Rows from a dataset
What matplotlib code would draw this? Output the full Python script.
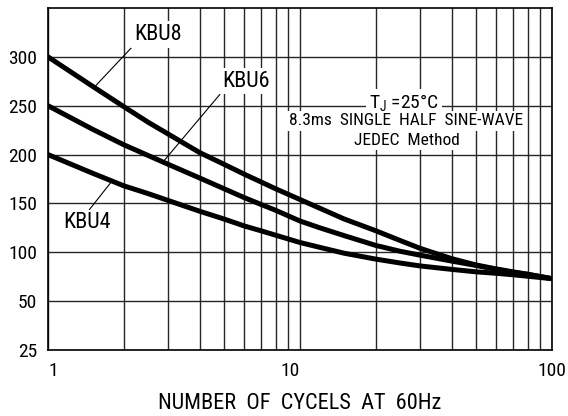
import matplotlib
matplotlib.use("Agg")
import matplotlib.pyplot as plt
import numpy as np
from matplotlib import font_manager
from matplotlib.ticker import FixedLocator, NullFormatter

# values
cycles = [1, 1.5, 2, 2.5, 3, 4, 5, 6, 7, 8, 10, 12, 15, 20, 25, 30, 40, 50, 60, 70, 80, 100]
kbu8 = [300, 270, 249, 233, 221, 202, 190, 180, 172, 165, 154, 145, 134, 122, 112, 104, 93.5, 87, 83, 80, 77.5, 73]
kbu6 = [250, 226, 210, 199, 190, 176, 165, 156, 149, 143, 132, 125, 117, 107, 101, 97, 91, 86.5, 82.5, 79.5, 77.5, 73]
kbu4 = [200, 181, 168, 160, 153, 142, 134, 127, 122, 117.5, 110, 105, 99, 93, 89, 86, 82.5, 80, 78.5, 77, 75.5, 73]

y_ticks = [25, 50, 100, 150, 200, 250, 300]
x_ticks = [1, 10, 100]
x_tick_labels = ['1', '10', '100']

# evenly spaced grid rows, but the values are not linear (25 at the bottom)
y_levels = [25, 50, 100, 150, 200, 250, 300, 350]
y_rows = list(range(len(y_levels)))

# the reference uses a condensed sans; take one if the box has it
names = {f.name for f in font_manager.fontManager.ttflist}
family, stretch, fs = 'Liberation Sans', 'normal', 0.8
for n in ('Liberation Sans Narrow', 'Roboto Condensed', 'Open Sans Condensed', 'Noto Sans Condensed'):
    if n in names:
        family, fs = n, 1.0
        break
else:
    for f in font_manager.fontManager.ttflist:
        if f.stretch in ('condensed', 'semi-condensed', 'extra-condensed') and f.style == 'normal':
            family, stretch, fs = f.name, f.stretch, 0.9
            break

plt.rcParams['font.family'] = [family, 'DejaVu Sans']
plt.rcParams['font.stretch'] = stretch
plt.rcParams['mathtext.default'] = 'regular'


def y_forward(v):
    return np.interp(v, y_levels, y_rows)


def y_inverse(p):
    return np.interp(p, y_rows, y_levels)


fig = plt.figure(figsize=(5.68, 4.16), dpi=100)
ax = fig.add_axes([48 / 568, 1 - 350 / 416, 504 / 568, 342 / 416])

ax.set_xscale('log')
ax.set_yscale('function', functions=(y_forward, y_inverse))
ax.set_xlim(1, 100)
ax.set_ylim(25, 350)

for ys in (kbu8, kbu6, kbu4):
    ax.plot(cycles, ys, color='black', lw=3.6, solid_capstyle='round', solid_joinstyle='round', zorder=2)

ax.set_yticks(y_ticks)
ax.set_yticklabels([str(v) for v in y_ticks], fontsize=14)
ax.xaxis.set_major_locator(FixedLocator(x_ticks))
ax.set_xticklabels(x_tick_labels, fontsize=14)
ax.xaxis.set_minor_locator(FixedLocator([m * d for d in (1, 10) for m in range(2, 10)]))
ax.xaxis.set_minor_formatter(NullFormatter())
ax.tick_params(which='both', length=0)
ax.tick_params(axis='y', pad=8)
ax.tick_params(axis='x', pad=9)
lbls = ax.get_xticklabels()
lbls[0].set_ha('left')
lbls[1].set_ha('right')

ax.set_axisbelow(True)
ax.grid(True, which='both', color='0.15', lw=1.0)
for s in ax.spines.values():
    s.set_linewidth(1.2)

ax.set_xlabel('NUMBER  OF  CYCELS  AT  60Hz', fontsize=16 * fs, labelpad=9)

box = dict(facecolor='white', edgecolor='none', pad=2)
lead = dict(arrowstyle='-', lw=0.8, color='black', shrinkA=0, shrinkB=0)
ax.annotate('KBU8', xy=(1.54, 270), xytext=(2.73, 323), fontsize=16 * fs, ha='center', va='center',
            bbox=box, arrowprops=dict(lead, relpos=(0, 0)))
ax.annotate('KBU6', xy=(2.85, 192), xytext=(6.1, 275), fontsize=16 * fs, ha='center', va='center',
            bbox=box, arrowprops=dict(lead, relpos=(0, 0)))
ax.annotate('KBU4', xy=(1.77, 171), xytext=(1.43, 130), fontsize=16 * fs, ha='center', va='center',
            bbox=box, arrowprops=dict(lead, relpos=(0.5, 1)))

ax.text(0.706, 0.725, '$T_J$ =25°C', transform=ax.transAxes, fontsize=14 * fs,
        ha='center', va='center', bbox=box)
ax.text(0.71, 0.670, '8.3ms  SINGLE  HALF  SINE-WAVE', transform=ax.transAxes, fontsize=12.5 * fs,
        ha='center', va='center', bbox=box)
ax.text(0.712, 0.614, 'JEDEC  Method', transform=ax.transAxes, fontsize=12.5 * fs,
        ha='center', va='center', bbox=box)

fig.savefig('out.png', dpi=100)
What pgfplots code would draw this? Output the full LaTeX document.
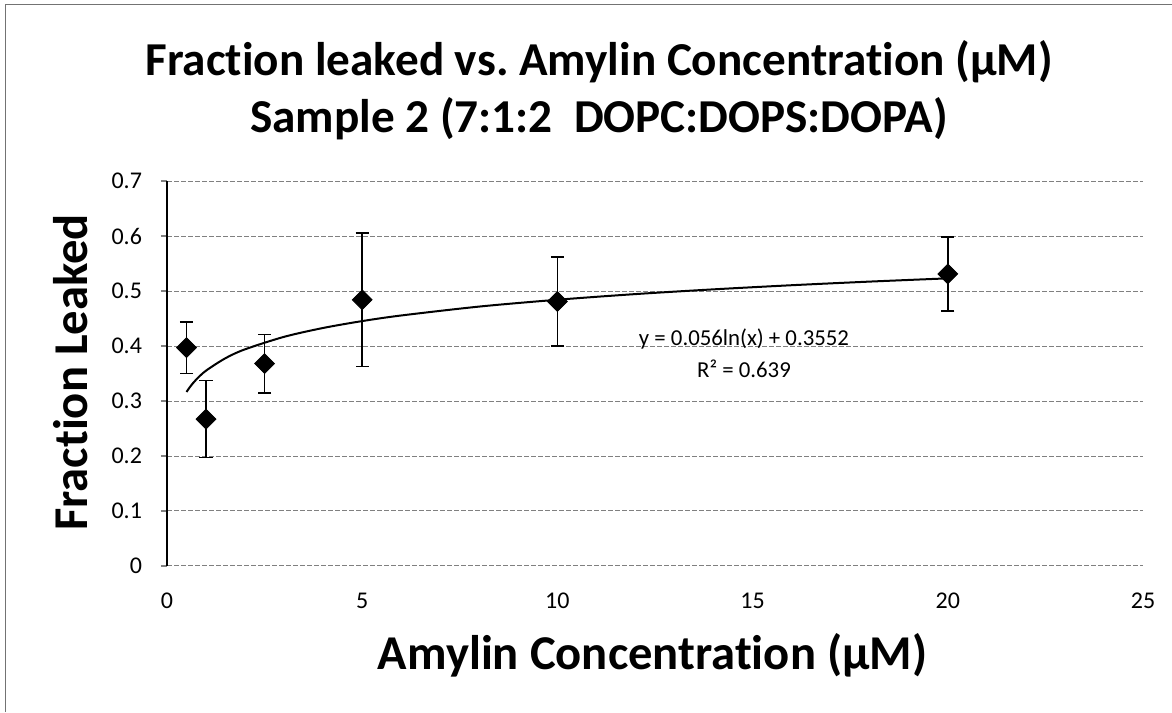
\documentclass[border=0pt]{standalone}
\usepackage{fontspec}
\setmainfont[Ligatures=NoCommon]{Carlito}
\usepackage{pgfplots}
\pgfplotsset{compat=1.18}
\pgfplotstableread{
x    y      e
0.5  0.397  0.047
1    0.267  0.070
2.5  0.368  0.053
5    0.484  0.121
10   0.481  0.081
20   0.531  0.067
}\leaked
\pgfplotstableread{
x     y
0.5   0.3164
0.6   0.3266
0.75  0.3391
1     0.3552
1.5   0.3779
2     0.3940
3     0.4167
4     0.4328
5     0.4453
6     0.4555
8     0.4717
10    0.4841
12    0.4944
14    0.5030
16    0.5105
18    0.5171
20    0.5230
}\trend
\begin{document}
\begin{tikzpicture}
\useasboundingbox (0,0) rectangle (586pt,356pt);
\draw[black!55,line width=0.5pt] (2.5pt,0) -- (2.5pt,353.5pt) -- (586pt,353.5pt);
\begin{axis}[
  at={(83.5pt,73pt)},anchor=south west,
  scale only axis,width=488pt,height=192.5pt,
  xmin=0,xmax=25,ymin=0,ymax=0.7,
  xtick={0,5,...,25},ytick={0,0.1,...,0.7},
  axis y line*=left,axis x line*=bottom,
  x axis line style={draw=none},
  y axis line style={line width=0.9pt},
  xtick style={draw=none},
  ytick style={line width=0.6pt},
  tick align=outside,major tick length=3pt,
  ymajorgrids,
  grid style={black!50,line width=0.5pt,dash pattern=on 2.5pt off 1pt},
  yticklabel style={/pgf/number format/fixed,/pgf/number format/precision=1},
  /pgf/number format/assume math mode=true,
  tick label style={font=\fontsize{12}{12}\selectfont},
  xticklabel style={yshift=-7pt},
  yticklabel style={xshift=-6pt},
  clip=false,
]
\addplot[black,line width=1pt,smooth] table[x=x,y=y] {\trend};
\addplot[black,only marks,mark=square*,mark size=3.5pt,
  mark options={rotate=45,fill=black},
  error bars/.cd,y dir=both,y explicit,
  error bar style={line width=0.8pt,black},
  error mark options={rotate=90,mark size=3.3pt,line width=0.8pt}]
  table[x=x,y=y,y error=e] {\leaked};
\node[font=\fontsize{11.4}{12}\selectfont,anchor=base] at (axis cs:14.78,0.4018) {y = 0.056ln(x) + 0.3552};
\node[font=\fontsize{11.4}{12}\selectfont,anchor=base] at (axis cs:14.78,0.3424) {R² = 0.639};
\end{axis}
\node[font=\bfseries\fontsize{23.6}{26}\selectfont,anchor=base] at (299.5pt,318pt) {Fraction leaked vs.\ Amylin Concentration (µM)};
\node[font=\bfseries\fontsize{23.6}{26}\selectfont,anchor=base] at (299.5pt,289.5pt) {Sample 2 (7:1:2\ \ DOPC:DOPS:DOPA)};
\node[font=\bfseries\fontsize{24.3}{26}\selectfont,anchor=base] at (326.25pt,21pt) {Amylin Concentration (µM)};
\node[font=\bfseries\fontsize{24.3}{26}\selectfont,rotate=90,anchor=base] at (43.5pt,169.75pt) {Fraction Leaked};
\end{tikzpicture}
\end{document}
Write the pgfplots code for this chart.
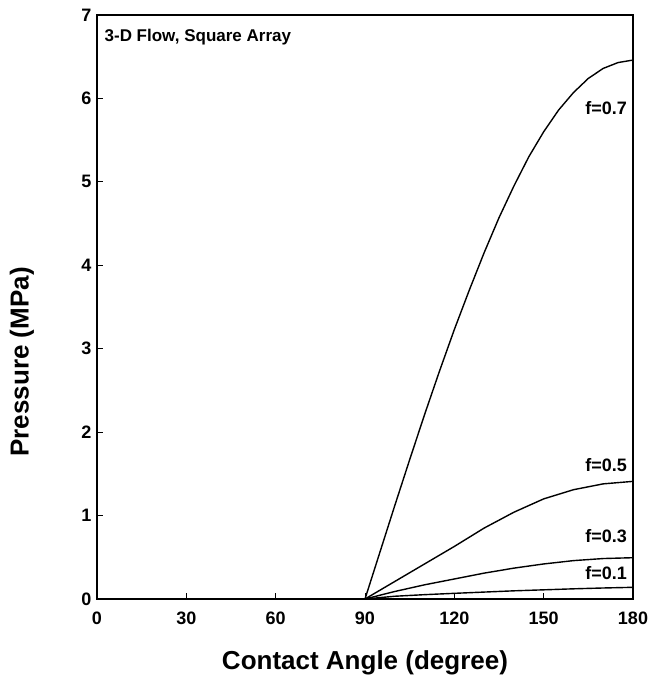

> **What is expected**
From the first line above to the line containing "ax = fig.add_axes([48", repeat each line exactly. Pictures stay out.

> **Answer in full**
What matplotlib code would draw this? Output the full Python script.
import matplotlib
matplotlib.use("Agg")
import matplotlib.pyplot as plt
import numpy as np
from matplotlib import font_manager
from matplotlib.ticker import FixedLocator, NullFormatter

# values
cycles = [1, 1.5, 2, 2.5, 3, 4, 5, 6, 7, 8, 10, 12, 15, 20, 25, 30, 40, 50, 60, 70, 80, 100]
kbu8 = [300, 270, 249, 233, 221, 202, 190, 180, 172, 165, 154, 145, 134, 122, 112, 104, 93.5, 87, 83, 80, 77.5, 73]
kbu6 = [250, 226, 210, 199, 190, 176, 165, 156, 149, 143, 132, 125, 117, 107, 101, 97, 91, 86.5, 82.5, 79.5, 77.5, 73]
kbu4 = [200, 181, 168, 160, 153, 142, 134, 127, 122, 117.5, 110, 105, 99, 93, 89, 86, 82.5, 80, 78.5, 77, 75.5, 73]

y_ticks = [25, 50, 100, 150, 200, 250, 300]
x_ticks = [1, 10, 100]
x_tick_labels = ['1', '10', '100']

# evenly spaced grid rows, but the values are not linear (25 at the bottom)
y_levels = [25, 50, 100, 150, 200, 250, 300, 350]
y_rows = list(range(len(y_levels)))

# the reference uses a condensed sans; take one if the box has it
names = {f.name for f in font_manager.fontManager.ttflist}
family, stretch, fs = 'Liberation Sans', 'normal', 0.8
for n in ('Liberation Sans Narrow', 'Roboto Condensed', 'Open Sans Condensed', 'Noto Sans Condensed'):
    if n in names:
        family, fs = n, 1.0
        break
else:
    for f in font_manager.fontManager.ttflist:
        if f.stretch in ('condensed', 'semi-condensed', 'extra-condensed') and f.style == 'normal':
            family, stretch, fs = f.name, f.stretch, 0.9
            break

plt.rcParams['font.family'] = [family, 'DejaVu Sans']
plt.rcParams['font.stretch'] = stretch
plt.rcParams['mathtext.default'] = 'regular'


def y_forward(v):
    return np.interp(v, y_levels, y_rows)


def y_inverse(p):
    return np.interp(p, y_rows, y_levels)


fig = plt.figure(figsize=(5.68, 4.16), dpi=100)
ax = fig.add_axes([48 / 568, 1 - 350 / 416, 504 / 568, 342 / 416])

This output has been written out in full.